My entries have been uber-Catholic-y lately. I apologize to my non-Catholic readers, because this entry will be much in the same vein.
I finally got around to starting to read the
recent documents released by United States Conference of Catholic Bishops (USCCB). The one I've read is entitled
Happy Are Those Who Are Called to His Supper: On Preparing to Receive Christ Worthily in the Eucharist (pdf file) and there are some parts of it that disturb me, particularly under the subsection of who should refrain from receiving the Eucharist.
I was always taught that in certain matters, as a Catholic, what the Church says goes, no question. Those matters are things like basic Catholic doctrine, like the Creed and statements of papal infallibility (which isn't used near as often as one might think; it's been a couple of hundred years). That makes sense. If I don't believe in things like Jesus is God, then I'm not really a Catholic, am I? I was brought up believing that I need to pray on things like moral teachings, that they're good guides, but if I pray and find the Holy Spirit leading me to believe something else, then I need to go where the Spirit leads me. That also makes sense; if God tells me one thing and the Church tells me another, God's going to be the right one in the matter. I also understand that under this line of thought, it would be easy enough to trick oneself into believing that the God is telling us something that God's really not saying. As a mature Christian though, it's seems as if one should be able to discern the truth with honest prayer.

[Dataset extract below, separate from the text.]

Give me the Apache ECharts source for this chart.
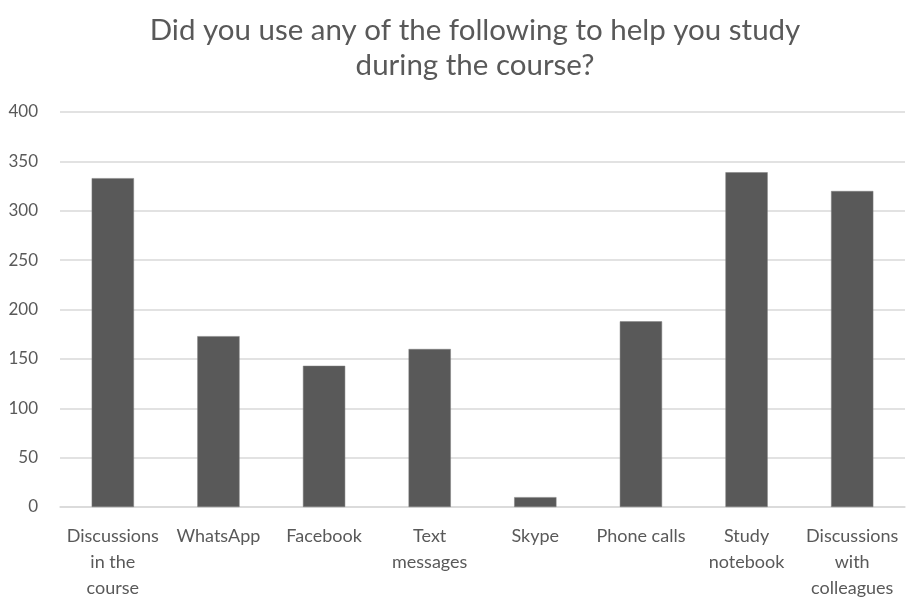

However, the USCCB says the following:
"If a Catholic in his or her personal or professional life were knowingly and obstinately to
reject the defined doctrines of the Church, or knowingly and obstinately to repudiate her
definitive teaching on moral issues, however, he or she would seriously diminish his or her
communion with the Church. Reception of Holy Communion in such a situation would not
accord with the nature of the Eucharistic celebration, so that he or she should refrain."
With the things that I disagree with the Church about, I am frequently praying for guidance. I still pray about being gay and asking God to guide me in my ways, so maybe I'm not "obstinately objecting the defined doctrines of the Church"...one could argue that because I'm still seeking guidance from God, I'm still really asking God to lead me back to Church teachings. The thing is, I'm not really asking God to lead me in that direction, just to lead me in the right direction.
I talked to other-Karen about yesterday morning and that conversation just frustrated me more. She said (or at least, what I heard) was that when we have dissenting views, we should discuss them with the clergy and then reach a decision based on the outcome of the conversation. I think that we need to take into account what the clergy says, but I also think we need to follow the Holy Spirit. I think I'm mostly frustrated because I was looking for conversation with a person and I ended up with approximate Catholic doctrine repeated back at me. I feel like a rebellious little child. I think we should question the Church when our conscience leads us to! I think that's healthy! There have been things I've questioned and ended up a stronger Christian because of. I love other-Karen, but at times like this, I miss Rick.
As a side note, I know that there are at least three CCMers that read my lj. I feel comfortable venting to you, but please know that this (particularly the bits about other-Karen) is just venting; it is not meant to defame her character. That being said, I would rather her not hear my views from people who are not me. Thank you.